Para o padre da freguesia, esta procissão "tem um
sentido de fé, de dor, e um aspecto de clandestinidade".
Embora reconheça a origem pagã desta manifestação
popular, o pároco afirma que "a Igreja, no aspecto
litúrgico, nunca a aprovou, mas também nunca a
condenou. O motivo é religioso, mas não tem uma
orientação moral. Nós apelamos aos valores
religiosos, mas o povo gosta de certas manifestações
de teatralidade, exotismo e espectáculo". Uma procissão
"encostada à Igreja", organizada a partir do
salão paroquial, que embora esteja nas imediações
daquela, é um espaço aberto a toda a comunidade,
com ou sem vínculos católicos.
Pecados figurados
Os participantes são todos
homens da vila, e em número ímpar, contando-se
este ano 17 penitentes. Vão descalços, excepto
o que leva a relha do arado atada à perna direita, e com
uma coroa na cabeça, de silvas entrelaçadas, confeccionada
no próprio dia.
O percurso seguiu, como é hábito, a partir do adro
da Igreja, pela Rua de Cima, passando à Capela do Espírito
Santo, à Rua da Lameira e por fim ao Largo da Praça,
regressando ao Adro da Igreja.
Curiosamente, a formação mantém uma disposição
enigmática, este ano algo diferente dos anteriores. À
frente vão três penitentes: o do centro transporta
um crucifixo e os laterais transportam candeias de azeite, única
iluminação permitida na vila.
Seguidamente, vêem-se outros três. A figura central
carrega uma grande cruz com um lençol envolto, ladeado
pelos que transportam escadas de madeira. No trio seguinte, o
do centro leva um prato de cravos (pregos) que vai chocalhando,
ladeado por dois e seguido por mais seis penitentes, que transportam
cada um uma cana simbolizando as lanças dos soldados.

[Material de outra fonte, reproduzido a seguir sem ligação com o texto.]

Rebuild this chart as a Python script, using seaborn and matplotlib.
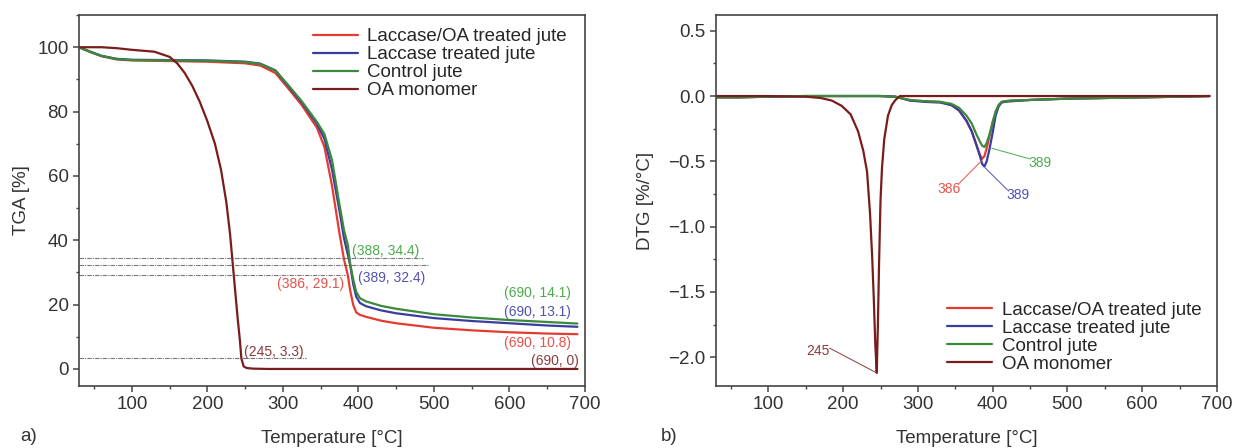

O próximo penitente, só, leva um martelo, para
pregar os cravos, seguido de um outro, também só,
que traz na mão direita o látego (uma espécie
de chicote) e uma pele de ovelha no ombro esquerdo sobre o qual
se açoita, três vezes em cada "Estação"
(ponto de paragem com significado religioso). Depois vem um outro
que, puxando uma relha atada à perna, representa o pecador
que arrasta consigo os seus pecados.
São sobretudo o rastejar do ferro nas pedras da calçada
e as pancadas secas dos açoites que mais marcam esta passagem
fantasmagórica.
E nesta "contínua mancha alvadia" aparece o
chamado " o que apanha os passos", seguido daquele
que maneja uma vassoura de giestas, com a qual "varre"
os pecados das costas do seu antecessor, significando a purificação.
Fazem ainda parte desta misteriosa manifestação,
um grupo de homens da terra que cantam os martírios, com
voz rouca e abafada, quando fazem as paragens nas Estações.
O modo como o proferem arrepia os trémulos espectadores,
que movidos por estímulos de curiosidade e aventura escutam:
"Oh meu bom Jesus! Pelos tormentos que passasteis na cruz,
tende misericórdia das almas!". E ao que os penitentes
respondem em coro, com um grito forte e cortante: "E de
nós!".
É de registar que dois ou três homens, os guardiões,
vêm à frente dirigir a Procissão e manter
o respeito entre a assistência. São factores importantes
a escuridão da noite e também o silêncio
e o respeito pelos figurantes, numa mistura de fé e arrebatamento,
por um lado, e , por outro, de transcendência e misticismo.